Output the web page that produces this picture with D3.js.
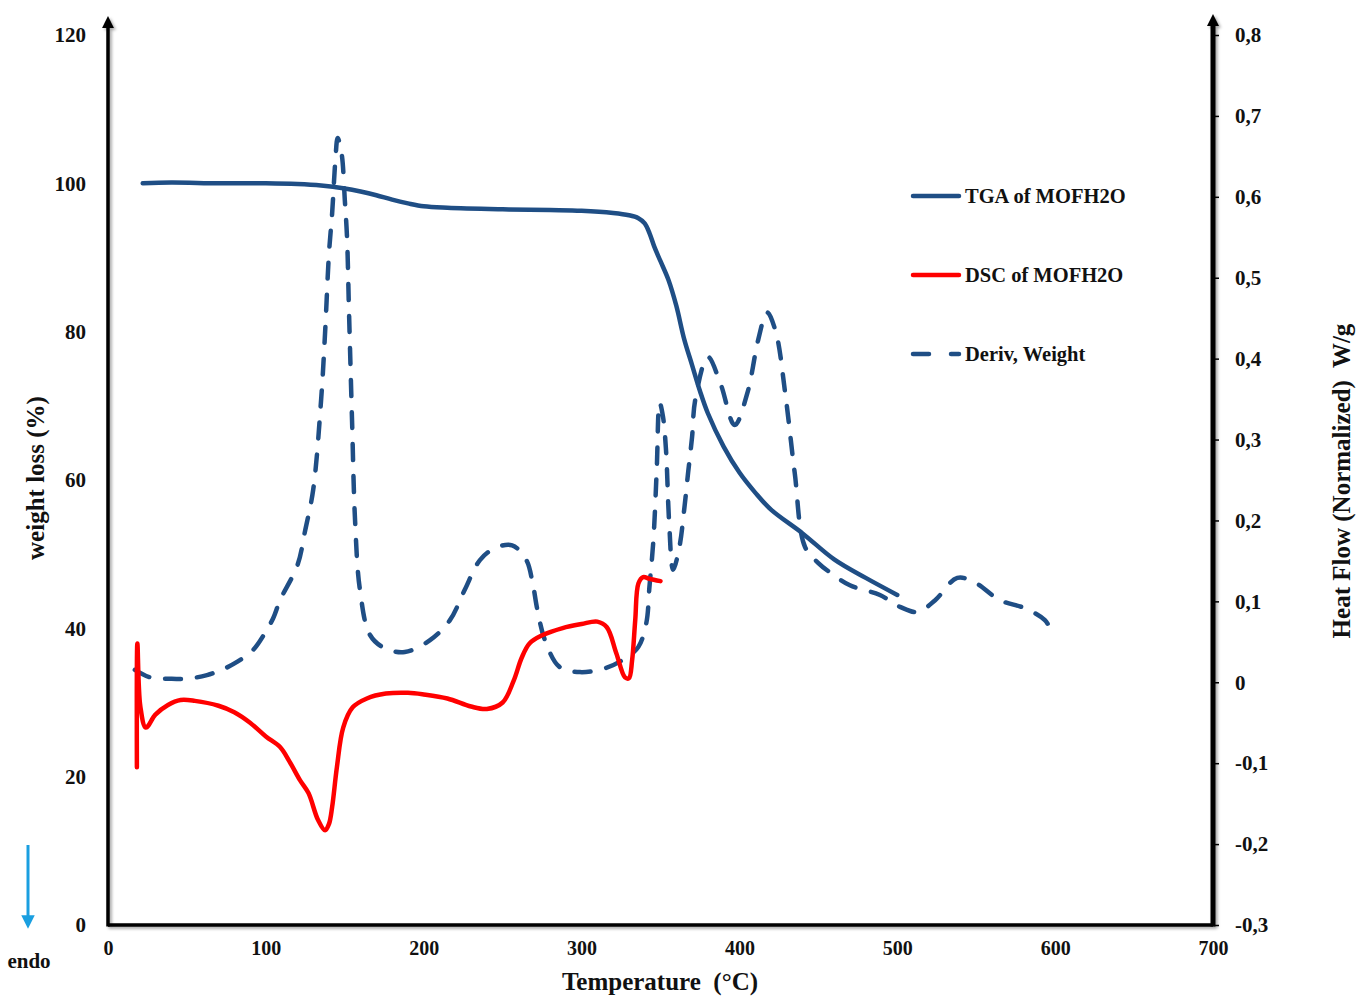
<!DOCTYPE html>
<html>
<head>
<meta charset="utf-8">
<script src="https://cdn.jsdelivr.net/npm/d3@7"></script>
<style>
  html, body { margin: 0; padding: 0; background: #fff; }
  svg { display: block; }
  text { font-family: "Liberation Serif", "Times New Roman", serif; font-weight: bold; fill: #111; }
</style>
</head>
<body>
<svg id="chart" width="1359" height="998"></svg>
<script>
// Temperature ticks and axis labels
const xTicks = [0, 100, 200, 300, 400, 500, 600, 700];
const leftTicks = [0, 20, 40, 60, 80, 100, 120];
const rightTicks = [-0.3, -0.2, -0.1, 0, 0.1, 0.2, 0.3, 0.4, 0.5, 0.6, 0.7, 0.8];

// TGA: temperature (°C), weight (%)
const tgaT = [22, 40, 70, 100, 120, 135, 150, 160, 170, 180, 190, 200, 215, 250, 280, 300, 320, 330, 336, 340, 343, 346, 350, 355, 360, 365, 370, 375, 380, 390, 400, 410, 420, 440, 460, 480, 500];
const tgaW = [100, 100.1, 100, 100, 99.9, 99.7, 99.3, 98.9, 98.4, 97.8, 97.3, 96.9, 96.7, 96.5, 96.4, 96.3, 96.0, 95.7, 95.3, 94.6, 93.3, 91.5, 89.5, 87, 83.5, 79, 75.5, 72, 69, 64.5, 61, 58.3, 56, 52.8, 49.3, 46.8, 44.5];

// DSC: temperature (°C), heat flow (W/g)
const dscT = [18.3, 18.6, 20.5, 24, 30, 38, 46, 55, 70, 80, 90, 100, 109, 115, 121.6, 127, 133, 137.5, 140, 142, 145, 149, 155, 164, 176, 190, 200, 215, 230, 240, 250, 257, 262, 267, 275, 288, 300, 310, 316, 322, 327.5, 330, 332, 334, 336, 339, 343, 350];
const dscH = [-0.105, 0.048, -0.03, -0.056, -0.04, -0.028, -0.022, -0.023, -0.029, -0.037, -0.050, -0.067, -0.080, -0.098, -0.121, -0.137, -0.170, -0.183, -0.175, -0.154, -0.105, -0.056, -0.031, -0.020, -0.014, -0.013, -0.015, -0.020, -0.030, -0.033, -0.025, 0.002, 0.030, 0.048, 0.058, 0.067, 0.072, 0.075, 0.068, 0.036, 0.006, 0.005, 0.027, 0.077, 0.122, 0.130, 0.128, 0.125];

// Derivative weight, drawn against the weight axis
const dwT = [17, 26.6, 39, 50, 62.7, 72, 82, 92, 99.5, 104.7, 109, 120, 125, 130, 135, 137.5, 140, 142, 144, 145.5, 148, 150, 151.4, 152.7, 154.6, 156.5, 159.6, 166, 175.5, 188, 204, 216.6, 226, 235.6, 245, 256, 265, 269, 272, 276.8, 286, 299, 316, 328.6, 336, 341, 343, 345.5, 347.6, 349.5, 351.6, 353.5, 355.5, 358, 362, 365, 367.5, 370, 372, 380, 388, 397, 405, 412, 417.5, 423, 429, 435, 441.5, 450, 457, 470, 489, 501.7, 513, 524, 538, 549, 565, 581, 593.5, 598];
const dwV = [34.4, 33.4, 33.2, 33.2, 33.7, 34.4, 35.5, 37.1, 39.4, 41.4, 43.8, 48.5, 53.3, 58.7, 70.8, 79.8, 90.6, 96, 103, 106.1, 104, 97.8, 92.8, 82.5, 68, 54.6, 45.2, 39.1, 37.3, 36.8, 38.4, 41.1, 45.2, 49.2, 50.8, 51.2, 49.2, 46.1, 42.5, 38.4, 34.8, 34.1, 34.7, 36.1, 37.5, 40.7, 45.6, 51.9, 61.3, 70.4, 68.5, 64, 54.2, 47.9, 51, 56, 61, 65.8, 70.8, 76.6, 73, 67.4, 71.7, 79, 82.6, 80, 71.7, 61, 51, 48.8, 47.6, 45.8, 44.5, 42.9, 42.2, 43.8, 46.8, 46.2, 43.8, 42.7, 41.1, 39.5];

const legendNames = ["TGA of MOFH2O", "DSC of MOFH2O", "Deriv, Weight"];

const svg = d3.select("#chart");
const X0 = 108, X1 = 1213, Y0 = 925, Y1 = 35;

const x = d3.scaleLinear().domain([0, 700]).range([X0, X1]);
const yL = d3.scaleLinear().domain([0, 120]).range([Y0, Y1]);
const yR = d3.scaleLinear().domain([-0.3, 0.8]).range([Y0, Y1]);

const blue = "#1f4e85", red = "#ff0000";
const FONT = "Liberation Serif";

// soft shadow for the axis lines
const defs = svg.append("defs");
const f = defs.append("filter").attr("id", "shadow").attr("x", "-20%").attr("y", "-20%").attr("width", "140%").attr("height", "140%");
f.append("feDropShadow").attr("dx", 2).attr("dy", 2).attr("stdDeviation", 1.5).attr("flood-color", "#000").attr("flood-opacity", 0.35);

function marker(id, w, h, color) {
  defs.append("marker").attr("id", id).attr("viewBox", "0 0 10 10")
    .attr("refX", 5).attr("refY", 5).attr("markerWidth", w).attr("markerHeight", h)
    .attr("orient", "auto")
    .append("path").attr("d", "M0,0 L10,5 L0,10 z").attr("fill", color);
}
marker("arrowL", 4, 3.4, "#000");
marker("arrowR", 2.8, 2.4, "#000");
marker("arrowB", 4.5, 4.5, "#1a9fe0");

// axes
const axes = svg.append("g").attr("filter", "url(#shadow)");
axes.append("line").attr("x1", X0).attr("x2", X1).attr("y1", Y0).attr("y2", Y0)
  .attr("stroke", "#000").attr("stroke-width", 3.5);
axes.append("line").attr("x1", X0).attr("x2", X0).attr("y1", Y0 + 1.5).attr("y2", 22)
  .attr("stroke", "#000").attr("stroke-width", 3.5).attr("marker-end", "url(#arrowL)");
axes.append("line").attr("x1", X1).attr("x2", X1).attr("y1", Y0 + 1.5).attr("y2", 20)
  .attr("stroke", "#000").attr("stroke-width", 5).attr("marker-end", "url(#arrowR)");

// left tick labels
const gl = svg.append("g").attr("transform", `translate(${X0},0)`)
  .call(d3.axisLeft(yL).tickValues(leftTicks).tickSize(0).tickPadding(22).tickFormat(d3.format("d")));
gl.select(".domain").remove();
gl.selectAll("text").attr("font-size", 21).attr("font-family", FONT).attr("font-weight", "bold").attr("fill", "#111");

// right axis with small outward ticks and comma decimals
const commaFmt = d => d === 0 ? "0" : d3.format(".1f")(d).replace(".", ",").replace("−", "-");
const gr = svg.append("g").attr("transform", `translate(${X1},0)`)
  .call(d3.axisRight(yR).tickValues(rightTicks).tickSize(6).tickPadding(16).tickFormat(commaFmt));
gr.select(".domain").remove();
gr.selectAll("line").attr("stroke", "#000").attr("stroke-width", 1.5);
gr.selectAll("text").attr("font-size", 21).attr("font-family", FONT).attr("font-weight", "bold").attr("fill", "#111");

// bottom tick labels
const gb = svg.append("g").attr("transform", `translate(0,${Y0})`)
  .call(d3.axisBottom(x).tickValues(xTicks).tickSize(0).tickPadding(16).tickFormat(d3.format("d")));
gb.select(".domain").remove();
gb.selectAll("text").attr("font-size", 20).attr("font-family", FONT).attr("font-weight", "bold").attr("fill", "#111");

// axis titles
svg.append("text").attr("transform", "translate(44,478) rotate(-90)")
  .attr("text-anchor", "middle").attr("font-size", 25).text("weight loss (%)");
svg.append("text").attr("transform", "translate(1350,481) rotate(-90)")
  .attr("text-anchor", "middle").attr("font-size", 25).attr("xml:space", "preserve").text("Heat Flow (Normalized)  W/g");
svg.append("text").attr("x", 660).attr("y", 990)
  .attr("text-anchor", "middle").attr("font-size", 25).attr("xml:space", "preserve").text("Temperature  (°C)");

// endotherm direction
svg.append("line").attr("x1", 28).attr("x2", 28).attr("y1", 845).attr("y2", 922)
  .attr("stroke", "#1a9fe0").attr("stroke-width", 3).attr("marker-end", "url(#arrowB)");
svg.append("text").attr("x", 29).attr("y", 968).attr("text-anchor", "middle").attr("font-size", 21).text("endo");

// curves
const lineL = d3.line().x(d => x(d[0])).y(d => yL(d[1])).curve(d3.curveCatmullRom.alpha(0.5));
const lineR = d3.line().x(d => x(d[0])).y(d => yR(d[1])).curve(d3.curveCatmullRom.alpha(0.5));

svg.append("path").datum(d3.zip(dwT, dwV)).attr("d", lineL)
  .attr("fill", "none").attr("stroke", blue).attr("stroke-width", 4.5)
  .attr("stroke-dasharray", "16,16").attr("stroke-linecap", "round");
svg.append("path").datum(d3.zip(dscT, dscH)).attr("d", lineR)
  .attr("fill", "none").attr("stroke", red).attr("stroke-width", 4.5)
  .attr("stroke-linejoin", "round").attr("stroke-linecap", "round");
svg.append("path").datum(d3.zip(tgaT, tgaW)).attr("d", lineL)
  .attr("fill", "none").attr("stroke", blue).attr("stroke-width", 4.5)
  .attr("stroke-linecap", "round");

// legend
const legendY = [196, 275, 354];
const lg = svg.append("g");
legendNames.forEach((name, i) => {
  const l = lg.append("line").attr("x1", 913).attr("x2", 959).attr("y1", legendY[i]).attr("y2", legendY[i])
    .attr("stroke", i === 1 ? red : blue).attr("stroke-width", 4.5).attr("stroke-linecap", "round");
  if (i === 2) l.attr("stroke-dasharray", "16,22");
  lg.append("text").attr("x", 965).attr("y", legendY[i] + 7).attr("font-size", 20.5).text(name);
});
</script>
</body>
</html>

**Exercise task:** Repeat the lines above, starting at the first and stopping after the line that holds "0.6, 0.7, 0.8];", with the pictures left out.

**Output of the exercise:**
Output the web page that produces this picture with D3.js.
<!DOCTYPE html>
<html>
<head>
<meta charset="utf-8">
<script src="https://cdn.jsdelivr.net/npm/d3@7"></script>
<style>
  html, body { margin: 0; padding: 0; background: #fff; }
  svg { display: block; }
  text { font-family: "Liberation Serif", "Times New Roman", serif; font-weight: bold; fill: #111; }
</style>
</head>
<body>
<svg id="chart" width="1359" height="998"></svg>
<script>
// Temperature ticks and axis labels
const xTicks = [0, 100, 200, 300, 400, 500, 600, 700];
const leftTicks = [0, 20, 40, 60, 80, 100, 120];
const rightTicks = [-0.3, -0.2, -0.1, 0, 0.1, 0.2, 0.3, 0.4, 0.5, 0.6, 0.7, 0.8];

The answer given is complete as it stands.